(Sorry if this is too off-topic:) ISPs seem designed to funnel people to capitalist cloud services, or at least I feel like that. And it endlessly frustrates me.
The reason is even though IPv6 addresses are widely available (unlike IPv4), most ISPs won’t allow consumers to request a static rather than a dynamic IPv6 prefix along with a couple of IPv6 reverse DNS entries.
Instead, this functionality is gatekept behind expensive premium or even business contracts, in many cases even requiring legal paperwork proving you have a registered business, so that the common user is completely unable to self-host e.g. a fully functional IPv6-only mail server with reverse DNS, even if they wanted to.
The common workaround is to suck up to the cloud, and rent a VPS, or some other foreign controlled machine that can be easily intercepted and messed with, and where the service can be surveilled better by big money.
I’m posting this since I hope more people will realize that this is going on, and both complain to their ISPs, but most notably to regulatory bodies and to generally spread the word. If we want true digital autonomy to be more common, I feel like this needs to be fixed for consumer landline contracts.
Or did I miss something that makes this make sense outside of a big money capitalist angle?
The big issue is that your network provider is also the physical provider, and there’s no real competition as a result.
When most people got their Internet service over telephone lines, your ISP didn’t need to also own the telephone lines, they just needed some telephone numbers.
When the telcos themselves got into the business of providing internet access, they pushed out the competition.

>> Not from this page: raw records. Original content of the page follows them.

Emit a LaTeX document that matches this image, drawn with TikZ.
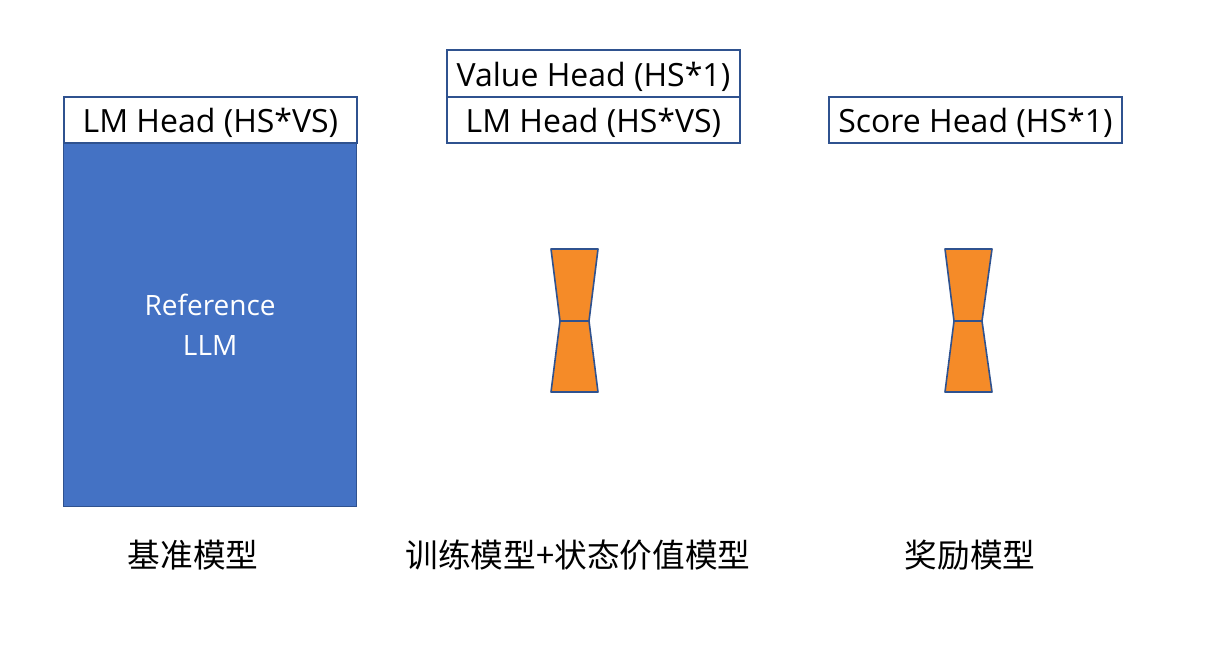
\documentclass[tikz,border=0pt]{standalone}
\usepackage{fontspec}
\setmainfont{Open Sans}
\newfontfamily\cjk{Noto Sans CJK SC}
\definecolor{boxblue}{HTML}{4472C4}
\definecolor{edgeblue}{HTML}{2F528F}
\definecolor{hgorange}{HTML}{F58B28}
\newcommand{\lowertext}[1]{\raisebox{-9.5pt}[0pt][0pt]{#1}}
\begin{document}
\begin{tikzpicture}[x=0.75pt,y=-0.75pt,
  head/.style={draw=edgeblue,line width=1.4pt,fill=white,minimum width=293*0.75pt,minimum height=46.5*0.75pt,inner sep=0pt,font=\fontsize{24}{27}\selectfont},
  body/.style={draw=edgeblue,line width=1pt,fill=boxblue,text=white,minimum width=293*0.75pt,minimum height=364*0.75pt,inner sep=0pt,align=center,font=\fontsize{21}{30}\selectfont},
  hg/.style={draw=edgeblue,line width=1.2pt,fill=hgorange,line join=round},
  captext/.style={font=\cjk\fontsize{24.5}{28}\selectfont}]
\useasboundingbox (0,0) rectangle (1228,656);
% left column
\node[body,anchor=north west] (ref) at (63,142) {Reference\\LLM};
\node[head,anchor=north west] (lm1) at (63,96) {\lowertext{LM Head (HS*VS)}};
% middle column
\node[head,anchor=north west] (lm2) at (446,96) {\lowertext{LM Head (HS*VS)}};
\node[head,anchor=north west] (val) at (446,49.5) {\lowertext{Value Head (HS*1)}};
% right column
\node[head,anchor=north west] (score) at (828,96) {\lowertext{Score Head (HS*1)}};
% hourglass 1
\draw[hg] (551,249) -- (598,249) -- (589,321) -- (560,321) -- cycle;
\draw[hg] (560,321) -- (589,321) -- (598,392) -- (551,392) -- cycle;
% hourglass 2
\draw[hg] (945,249) -- (992,249) -- (982,321) -- (954,321) -- cycle;
\draw[hg] (954,321) -- (982,321) -- (992,392) -- (945,392) -- cycle;
% captions
\node[captext] (c1) at (193,555) {基准模型};
\node[captext] (c2) at (578,555) {训练模型+状态价值模型};
\node[captext] (c3) at (970,555) {奖励模型};
\end{tikzpicture}
\end{document}
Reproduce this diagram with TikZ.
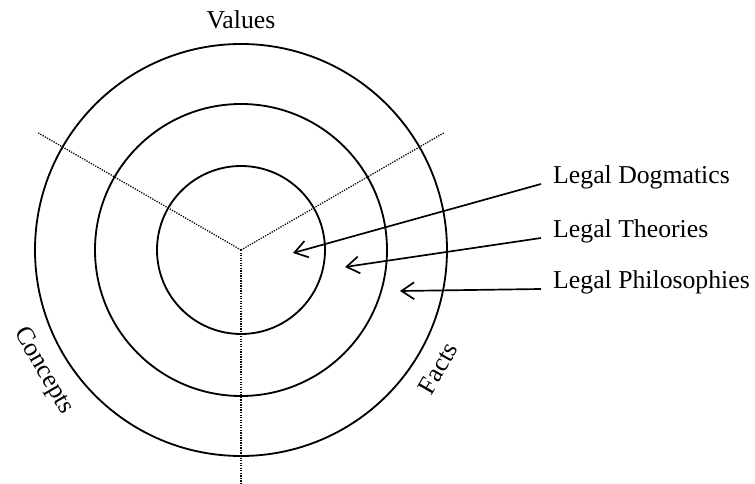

The 1996 Telecommunications Act, written by a Republican Congress, and signed into law by a Democratic president (Clinton) is largely responsible for the current state of affairs.
The “Information Superhighway” is a toll road, built by taxes, but owned by private corporations.
What’s crazy is that the government paid these corporations to build this infrastructure.
When your government pays, say, a road building company to build roads, one doesn’t then grant the ownership of those roads to that company.
But that is EXACTLY what we did with our communications infrastructure.